Task details = Skip all pictures, then print the remaining material exactly.

Collected material =

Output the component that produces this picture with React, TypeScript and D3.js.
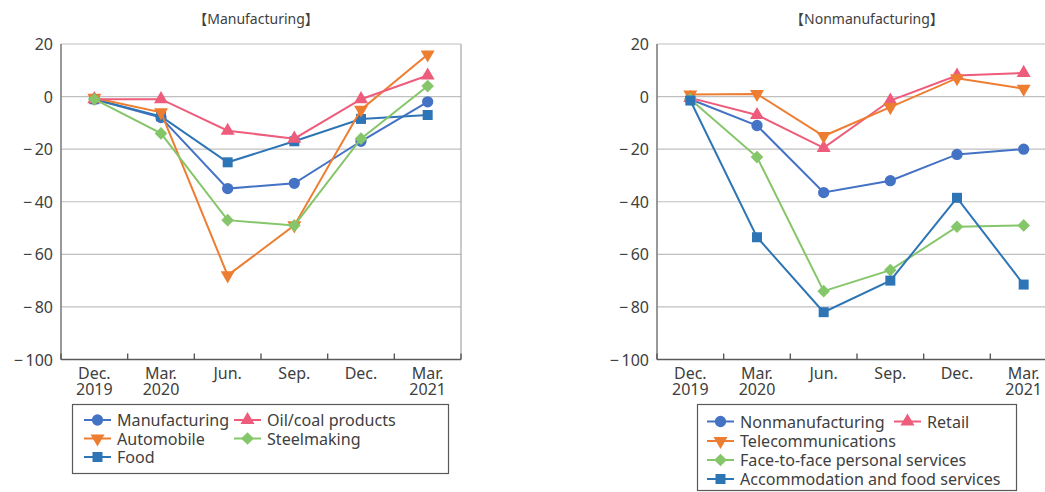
import React from "react";
import * as d3 from "d3";

// Quarter labels (two-line)
const quarterTop = ["Dec.", "Mar.", "Jun.", "Sep.", "Dec.", "Mar."];
const quarterBottom = ["2019", "2020", "", "", "", "2021"];
const yTicks = [20, 0, -20, -40, -60, -80, -100];

// Manufacturing panel series (DI, % points)
const manufacturing = [-1, -8, -35, -33, -17, -2];
const automobile = [-0.5, -6, -68, -49, -5, 16];
const oilCoal = [-1, -1, -13, -16, -1, 8];
const steelmaking = [-1, -14, -47, -49, -16, 4];
const food = [-1, -7.5, -25, -17, -8.5, -7];

// Nonmanufacturing panel series
const nonmanufacturing = [-1, -11, -36.5, -32, -22, -20];
const retail = [-0.5, -7, -19.5, -1.5, 8, 9];
const telecom = [0.8, 1, -15, -4, 7, 3];
const faceToFace = [-1, -23, -74, -66, -49.5, -49];
const accommodation = [-1.5, -53.5, -82, -70, -38.5, -71.5];

const BLUE = "#4472C4";
const DARKBLUE = "#2E75B6";
const ORANGE = "#ED7D31";
const PINK = "#EE5C7C";
const GREEN = "#86C66A";

type Shape = "circle" | "up" | "down" | "diamond" | "square";
type Series = { name: string; values: number[]; color: string; shape: Shape };

const leftSeries: Series[] = [
  { name: "Manufacturing", values: manufacturing, color: BLUE, shape: "circle" },
  { name: "Food", values: food, color: DARKBLUE, shape: "square" },
  { name: "Automobile", values: automobile, color: ORANGE, shape: "down" },
  { name: "Oil/coal products", values: oilCoal, color: PINK, shape: "up" },
  { name: "Steelmaking", values: steelmaking, color: GREEN, shape: "diamond" },
];

const rightSeries: Series[] = [
  { name: "Nonmanufacturing", values: nonmanufacturing, color: BLUE, shape: "circle" },
  { name: "Retail", values: retail, color: PINK, shape: "up" },
  { name: "Telecommunications", values: telecom, color: ORANGE, shape: "down" },
  { name: "Face-to-face personal services", values: faceToFace, color: GREEN, shape: "diamond" },
  { name: "Accommodation and food services", values: accommodation, color: DARKBLUE, shape: "square" },
];

const FONT = "'Noto Sans', 'Noto Sans CJK JP', sans-serif";
const TEXT = "#404040";

function symbolPath(shape: Shape): { d: string; rotate: number } {
  switch (shape) {
    case "circle":
      return { d: d3.symbol(d3.symbolCircle, 100)()!, rotate: 0 };
    case "square":
      return { d: d3.symbol(d3.symbolSquare, 100)()!, rotate: 0 };
    case "diamond":
      return { d: d3.symbol(d3.symbolSquare, 80)()!, rotate: 45 };
    case "up":
      return { d: d3.symbol(d3.symbolTriangle, 85)()!, rotate: 0 };
    case "down":
      return { d: d3.symbol(d3.symbolTriangle, 85)()!, rotate: 180 };
  }
}

function Marker({ x, y, s }: { x: number; y: number; s: Series }) {
  const { d, rotate } = symbolPath(s.shape);
  return <path d={d} transform={`translate(${x},${y}) rotate(${rotate})`} fill={s.color} />;
}

function fmt(v: number) {
  return v < 0 ? `\u2212\u2009${Math.abs(v)}` : `${v}`;
}

function Panel({
  left,
  width,
  series,
  title,
  titleX,
}: {
  left: number;
  width: number;
  series: Series[];
  title: string;
  titleX: number;
}) {
  const top = 44;
  const bottom = 359.5;
  const x = d3
    .scaleBand<number>()
    .domain(d3.range(quarterTop.length))
    .range([left, left + width]);
  const y = d3.scaleLinear().domain([-100, 20]).range([bottom, top]);
  const cx = (i: number) => x(i)! + x.bandwidth() / 2;
  const line = d3
    .line<number>()
    .x((_, i) => cx(i))
    .y((v) => y(v));

  return (
    <g>
      <text x={titleX} y={24} textAnchor="middle" fontSize={14} fill={TEXT} fontFamily={FONT}>
        {title}
      </text>
      {/* grid */}
      {yTicks.slice(0, -1).map((t) => (
        <line key={t} x1={left} x2={left + width} y1={y(t)} y2={y(t)} stroke="#BFBFBF" strokeWidth={1.2} />
      ))}
      <line x1={left + width} x2={left + width} y1={top} y2={bottom} stroke="#A6A6A6" strokeWidth={1.2} />
      {/* axes */}
      <line x1={left} x2={left} y1={top} y2={bottom} stroke="#7F7F7F" strokeWidth={1.6} />
      <line x1={left} x2={left + width} y1={bottom} y2={bottom} stroke="#595959" strokeWidth={1.6} />
      {d3.range(quarterTop.length + 1).map((i) => {
        const tx = left + i * x.bandwidth();
        return <line key={i} x1={tx} x2={tx} y1={bottom} y2={bottom - 6} stroke="#595959" strokeWidth={1.4} />;
      })}
      {yTicks.map((t) => (
        <text
          key={t}
          x={left - 8}
          y={y(t)}
          textAnchor="end"
          dominantBaseline="central"
          fontSize={16}
          fill={TEXT}
          fontFamily={FONT}
        >
          {fmt(t)}
        </text>
      ))}
      {quarterTop.map((q, i) => (
        <text key={i} x={cx(i)} y={379} textAnchor="middle" fontSize={16} fill={TEXT} fontFamily={FONT}>
          <tspan x={cx(i)}>{q}</tspan>
          {quarterBottom[i] && (
            <tspan x={cx(i)} dy={16}>
              {quarterBottom[i]}
            </tspan>
          )}
        </text>
      ))}
      {/* series */}
      {series.map((s) => (
        <g key={s.name}>
          <path d={line(s.values)!} fill="none" stroke={s.color} strokeWidth={2} />
          {s.values.map((v, i) => (
            <Marker key={i} x={cx(i)} y={y(v)} s={s} />
          ))}
        </g>
      ))}
    </g>
  );
}

function LegendItem({ x, y, s }: { x: number; y: number; s: Series }) {
  return (
    <g>
      <line x1={x} x2={x + 27} y1={y} y2={y} stroke={s.color} strokeWidth={2} />
      <Marker x={x + 13.5} y={y} s={s} />
      <text x={x + 33} y={y} dominantBaseline="central" fontSize={16.1} fill={TEXT} fontFamily={FONT}>
        {s.name}
      </text>
    </g>
  );
}

export default function App() {
  const [lm, lfood, lauto, loil, lsteel] = leftSeries;
  const [rn, rretail, rtel, rface, racc] = rightSeries;
  return (
    <svg
      width={1045}
      height={492}
      style={{ position: "absolute", left: 0, top: 0, background: "#fff" }}
    >
      <rect width={1045} height={492} fill="#fff" />
      <Panel left={61} width={400} series={leftSeries} title="【Manufacturing】" titleX={256} />
      <Panel left={657} width={400} series={rightSeries} title="【Nonmanufacturing】" titleX={867} />

      {/* left legend */}
      <rect x={72.5} y={404.5} width={376} height={69} fill="#fff" stroke="#595959" strokeWidth={1.2} />
      <LegendItem x={84} y={420} s={lm} />
      <LegendItem x={234} y={420} s={loil} />
      <LegendItem x={84} y={438.5} s={lauto} />
      <LegendItem x={234} y={438.5} s={lsteel} />
      <LegendItem x={84} y={457} s={lfood} />

      {/* right legend */}
      <rect x={697.5} y={404.5} width={319} height={86} fill="#fff" stroke="#595959" strokeWidth={1.2} />
      <LegendItem x={707} y={421.5} s={rn} />
      <LegendItem x={894} y={421.5} s={rretail} />
      <LegendItem x={707} y={441} s={rtel} />
      <LegendItem x={707} y={460} s={rface} />
      <LegendItem x={707} y={479} s={racc} />
    </svg>
  );
}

Task solution =
Output the component that produces this picture with React, TypeScript and D3.js.
import React from "react";
import * as d3 from "d3";

// Quarter labels (two-line)
const quarterTop = ["Dec.", "Mar.", "Jun.", "Sep.", "Dec.", "Mar."];
const quarterBottom = ["2019", "2020", "", "", "", "2021"];
const yTicks = [20, 0, -20, -40, -60, -80, -100];

// Manufacturing panel series (DI, % points)
const manufacturing = [-1, -8, -35, -33, -17, -2];
const automobile = [-0.5, -6, -68, -49, -5, 16];
const oilCoal = [-1, -1, -13, -16, -1, 8];
const steelmaking = [-1, -14, -47, -49, -16, 4];
const food = [-1, -7.5, -25, -17, -8.5, -7];

// Nonmanufacturing panel series
const nonmanufacturing = [-1, -11, -36.5, -32, -22, -20];
const retail = [-0.5, -7, -19.5, -1.5, 8, 9];
const telecom = [0.8, 1, -15, -4, 7, 3];
const faceToFace = [-1, -23, -74, -66, -49.5, -49];
const accommodation = [-1.5, -53.5, -82, -70, -38.5, -71.5];

const BLUE = "#4472C4";
const DARKBLUE = "#2E75B6";
const ORANGE = "#ED7D31";
const PINK = "#EE5C7C";
const GREEN = "#86C66A";

type Shape = "circle" | "up" | "down" | "diamond" | "square";
type Series = { name: string; values: number[]; color: string; shape: Shape };

const leftSeries: Series[] = [
  { name: "Manufacturing", values: manufacturing, color: BLUE, shape: "circle" },
  { name: "Food", values: food, color: DARKBLUE, shape: "square" },
  { name: "Automobile", values: automobile, color: ORANGE, shape: "down" },
  { name: "Oil/coal products", values: oilCoal, color: PINK, shape: "up" },
  { name: "Steelmaking", values: steelmaking, color: GREEN, shape: "diamond" },
];

const rightSeries: Series[] = [
  { name: "Nonmanufacturing", values: nonmanufacturing, color: BLUE, shape: "circle" },
  { name: "Retail", values: retail, color: PINK, shape: "up" },
  { name: "Telecommunications", values: telecom, color: ORANGE, shape: "down" },
  { name: "Face-to-face personal services", values: faceToFace, color: GREEN, shape: "diamond" },
  { name: "Accommodation and food services", values: accommodation, color: DARKBLUE, shape: "square" },
];

const FONT = "'Noto Sans', 'Noto Sans CJK JP', sans-serif";
const TEXT = "#404040";

function symbolPath(shape: Shape): { d: string; rotate: number } {
  switch (shape) {
    case "circle":
      return { d: d3.symbol(d3.symbolCircle, 100)()!, rotate: 0 };
    case "square":
      return { d: d3.symbol(d3.symbolSquare, 100)()!, rotate: 0 };
    case "diamond":
      return { d: d3.symbol(d3.symbolSquare, 80)()!, rotate: 45 };
    case "up":
      return { d: d3.symbol(d3.symbolTriangle, 85)()!, rotate: 0 };
    case "down":
      return { d: d3.symbol(d3.symbolTriangle, 85)()!, rotate: 180 };
  }
}

function Marker({ x, y, s }: { x: number; y: number; s: Series }) {
  const { d, rotate } = symbolPath(s.shape);
  return <path d={d} transform={`translate(${x},${y}) rotate(${rotate})`} fill={s.color} />;
}

function fmt(v: number) {
  return v < 0 ? `\u2212\u2009${Math.abs(v)}` : `${v}`;
}

function Panel({
  left,
  width,
  series,
  title,
  titleX,
}: {
  left: number;
  width: number;
  series: Series[];
  title: string;
  titleX: number;
}) {
  const top = 44;
  const bottom = 359.5;
  const x = d3
    .scaleBand<number>()
    .domain(d3.range(quarterTop.length))
    .range([left, left + width]);
  const y = d3.scaleLinear().domain([-100, 20]).range([bottom, top]);
  const cx = (i: number) => x(i)! + x.bandwidth() / 2;
  const line = d3
    .line<number>()
    .x((_, i) => cx(i))
    .y((v) => y(v));

  return (
    <g>
      <text x={titleX} y={24} textAnchor="middle" fontSize={14} fill={TEXT} fontFamily={FONT}>
        {title}
      </text>
      {/* grid */}
      {yTicks.slice(0, -1).map((t) => (
        <line key={t} x1={left} x2={left + width} y1={y(t)} y2={y(t)} stroke="#BFBFBF" strokeWidth={1.2} />
      ))}
      <line x1={left + width} x2={left + width} y1={top} y2={bottom} stroke="#A6A6A6" strokeWidth={1.2} />
      {/* axes */}
      <line x1={left} x2={left} y1={top} y2={bottom} stroke="#7F7F7F" strokeWidth={1.6} />
      <line x1={left} x2={left + width} y1={bottom} y2={bottom} stroke="#595959" strokeWidth={1.6} />
      {d3.range(quarterTop.length + 1).map((i) => {
        const tx = left + i * x.bandwidth();
        return <line key={i} x1={tx} x2={tx} y1={bottom} y2={bottom - 6} stroke="#595959" strokeWidth={1.4} />;
      })}
      {yTicks.map((t) => (
        <text
          key={t}
          x={left - 8}
          y={y(t)}
          textAnchor="end"
          dominantBaseline="central"
          fontSize={16}
          fill={TEXT}
          fontFamily={FONT}
        >
          {fmt(t)}
        </text>
      ))}
      {quarterTop.map((q, i) => (
        <text key={i} x={cx(i)} y={379} textAnchor="middle" fontSize={16} fill={TEXT} fontFamily={FONT}>
          <tspan x={cx(i)}>{q}</tspan>
          {quarterBottom[i] && (
            <tspan x={cx(i)} dy={16}>
              {quarterBottom[i]}
            </tspan>
          )}
        </text>
      ))}
      {/* series */}
      {series.map((s) => (
        <g key={s.name}>
          <path d={line(s.values)!} fill="none" stroke={s.color} strokeWidth={2} />
          {s.values.map((v, i) => (
            <Marker key={i} x={cx(i)} y={y(v)} s={s} />
          ))}
        </g>
      ))}
    </g>
  );
}

function LegendItem({ x, y, s }: { x: number; y: number; s: Series }) {
  return (
    <g>
      <line x1={x} x2={x + 27} y1={y} y2={y} stroke={s.color} strokeWidth={2} />
      <Marker x={x + 13.5} y={y} s={s} />
      <text x={x + 33} y={y} dominantBaseline="central" fontSize={16.1} fill={TEXT} fontFamily={FONT}>
        {s.name}
      </text>
    </g>
  );
}

export default function App() {
  const [lm, lfood, lauto, loil, lsteel] = leftSeries;
  const [rn, rretail, rtel, rface, racc] = rightSeries;
  return (
    <svg
      width={1045}
      height={492}
      style={{ position: "absolute", left: 0, top: 0, background: "#fff" }}
    >
      <rect width={1045} height={492} fill="#fff" />
      <Panel left={61} width={400} series={leftSeries} title="【Manufacturing】" titleX={256} />
      <Panel left={657} width={400} series={rightSeries} title="【Nonmanufacturing】" titleX={867} />

      {/* left legend */}
      <rect x={72.5} y={404.5} width={376} height={69} fill="#fff" stroke="#595959" strokeWidth={1.2} />
      <LegendItem x={84} y={420} s={lm} />
      <LegendItem x={234} y={420} s={loil} />
      <LegendItem x={84} y={438.5} s={lauto} />
      <LegendItem x={234} y={438.5} s={lsteel} />
      <LegendItem x={84} y={457} s={lfood} />

      {/* right legend */}
      <rect x={697.5} y={404.5} width={319} height={86} fill="#fff" stroke="#595959" strokeWidth={1.2} />
      <LegendItem x={707} y={421.5} s={rn} />
      <LegendItem x={894} y={421.5} s={rretail} />
      <LegendItem x={707} y={441} s={rtel} />
      <LegendItem x={707} y={460} s={rface} />
      <LegendItem x={707} y={479} s={racc} />
    </svg>
  );
}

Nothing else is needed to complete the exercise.